Wotton (Guillaume), un des illustres savants de notre siècle, naquit en 1666, et mourut en 1726 dans la 61e. année de son âge. Ses ouvrages montrent qu'il était profondément versé dans la connaissance des langues, et dans celle de la plupart des sciences. Son livre sur le savoir des anciens et des modernes, imprimé à Londres en 1694 in-8°. est plein de jugement et d'érudition. Il publia en 1701 in-8°. son Histoire de Rome, depuis la mort d'Antonin le Pieux, jusqu'à la mort de Sévère Alexandre ; c'est une histoire estimée, parce que l'auteur a eu par-tout beaucoup d'égard à l'autorité des médailles, pour fixer l'époque des événements les plus considérables du règne de chaque empereur. Ses discours sur les traditions et les usages des Scribes et des Pharisiens, parurent en 1718 en 2 vol. in-8°. Le but du docteur Wotton dans ce livre, est de donner aux jeunes étudiants en théologie, une idée de la littérature judaïque, d'en faire connaître l'autorité et l'usage qu'on peut en tirer. Ceux qui ne sont pas en état de lire les grands ouvrages de Selden et de Lightfoot, en trouveront ici le précis.
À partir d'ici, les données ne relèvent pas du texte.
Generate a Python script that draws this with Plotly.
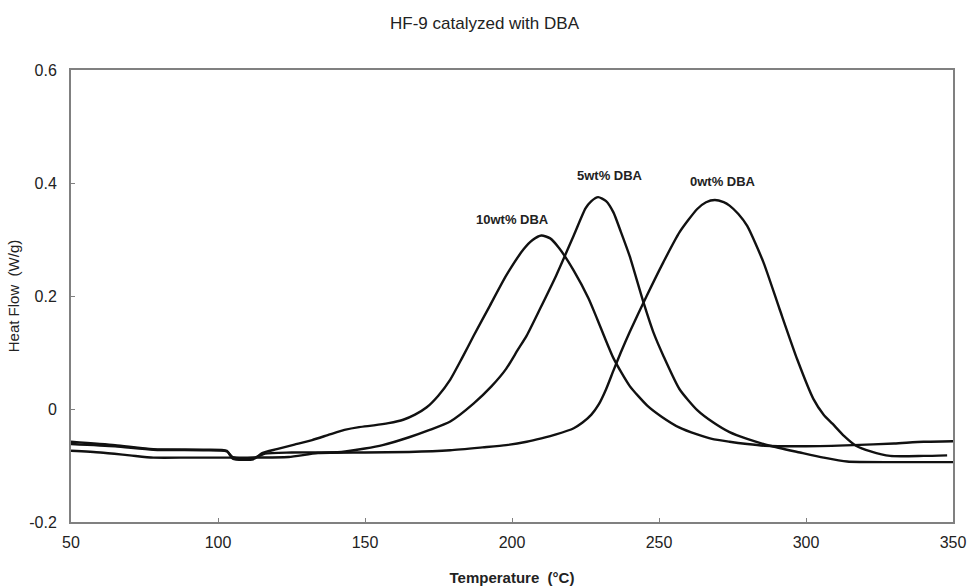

Le même Wotton a traduit en latin, et publié les anciennes lois ecclésiastiques et civiles du pays de Galles, qu'il a illustrées de notes et d'un glossaire. Enfin il avait conçu le dessein de publier l'Oraison dominicale en cent cinquante langues ; projet plus curieux qu'utile, mais projet qu'il pouvait mieux exécuter que personne, parce qu'il entendait lui-même la plupart des langues de l'orient et de l'occident. (D.J.)